A less successful purchase had been a Ford Thames ET, which the Reads felt wasn’t up to the job. The firm later moved on to Dodge K500s and ERF vehicles, before various other Dodges joined the fleet, together with an ERF, registration NWC 55M.
Meanwhile, towards the end of its service life, the OLBC began a new career in sugar beet haulage. It’s believed that the lorry was removed from service in the early 1970s and, rather than going for scrap, that it was parked in a shed on the White Roding site then being used by the firm after it vacated the pub’s yard. Jim Read married ‘lady in the office’ Doreen!

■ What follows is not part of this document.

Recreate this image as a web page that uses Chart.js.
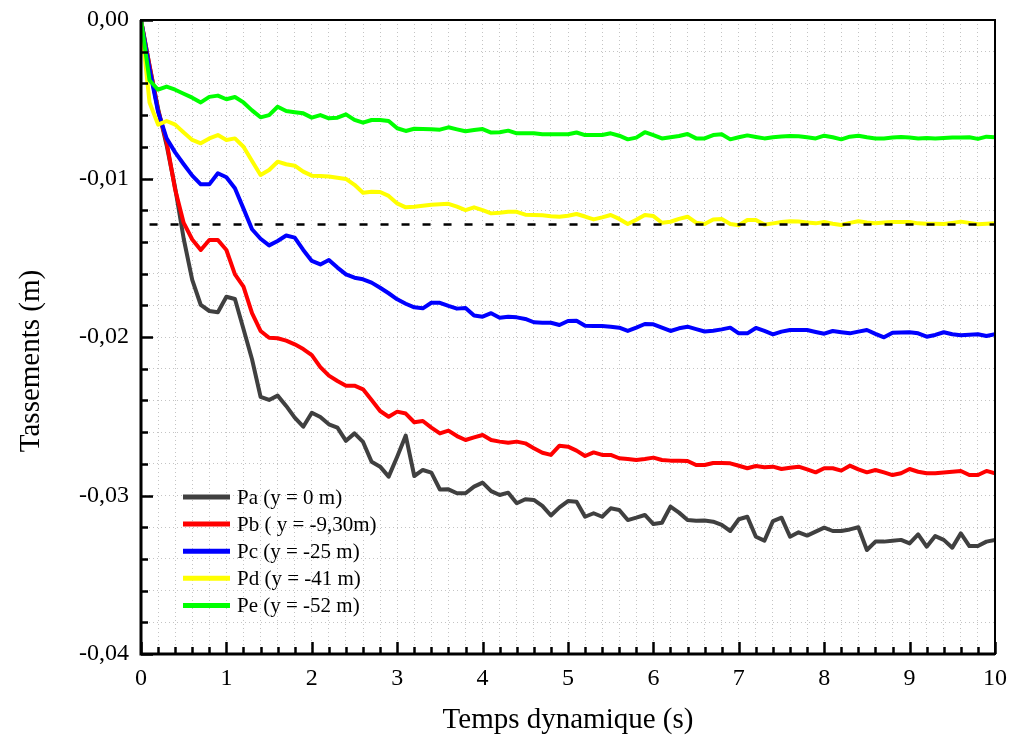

Read eventually ceased trading in the mid-1980s, but a new use was found for the White Roding site – storing buses and lorries for preserved vehicles. This was how Andy Ballisat got to know George and Jim. “I owned a Bedford OLBC, registration LUV 712 for 30 years, and Reads agreed that I could keep it at its yard, Andy explained.
Surplus dropside body
Andy bought a Luton body from LW Vass of Ampthill to fit to his Bedford which, for the records, is now owned by Riggall’s Removals of Mawthorpe, near Alford, Lincs.This meant a dropside body was surplus to requirements, but it certainly wasn’t going to be wasted!
George and Jim Read decided that it was time to restore UNO 318, which was still slumbering in the corner of the shed, as it had been for many years. The vehicle was stripped to the chassis, which was shot-blasted and painted. The dropside body was stripped down and painted, and everything mechanical and electrical was attended to. All the work was carried out in-house, and the lorry was first shown at one of Richard Haughey’s legendary Bedford gatherings, in the early 2000s.
Meanwhile Jim Read had gone to work as driver with renowned coach operator Lodge’s, of High Easter. “We were delighted to have Jim join us, and well remembered GF Read lorries. We painted the Dodge and ERF for the company years ago,” explained director, Andrew Lodge.
“When Jim became ill, he asked if we could take on the Bedford and keep it for as long as possible while maintaining the ‘GF Read’ name on it. If ever the lorry had to be sold, proceeds would go to the Royal British Legion,” Andrew explained.
The perfect home
Now the lorry definitely fell on its proverbial wheels here, as Lodge’s – celebrating its 100th anniversary this year – not only has a fine collection of preserved, mainly Bedford coaches and other vehicles, but a museum (aka ‘The Toybox’) to keep them in! This was officially launched in 2018, and can accommodate group visits. “The Read’s lorry is an important part of local history, so it fits into the collection very well,” Andrew added.
So, the Bedford is in happy retirement in its ‘home’ area, sitting among coaches of the same marque. The Bedford has a couple of interesting features. Firstly, it was one of the first O-series to have synchromesh gears and, secondly, it was fitted with a Clayton Dewandre brake servo; the subject of a large warning notice on the dashboard!
The Whalebone pub, where GF Read was originally based, is now a private residence, and the company’s later premises are being built on. But, at least the memory of this operator lives on with a certain Bedford. Hopefully this lorry will long be enjoying a run through its home vista, looking good and retaining the figures 318 – in both its registration and the GF Read & Sons’ White Roding phone number.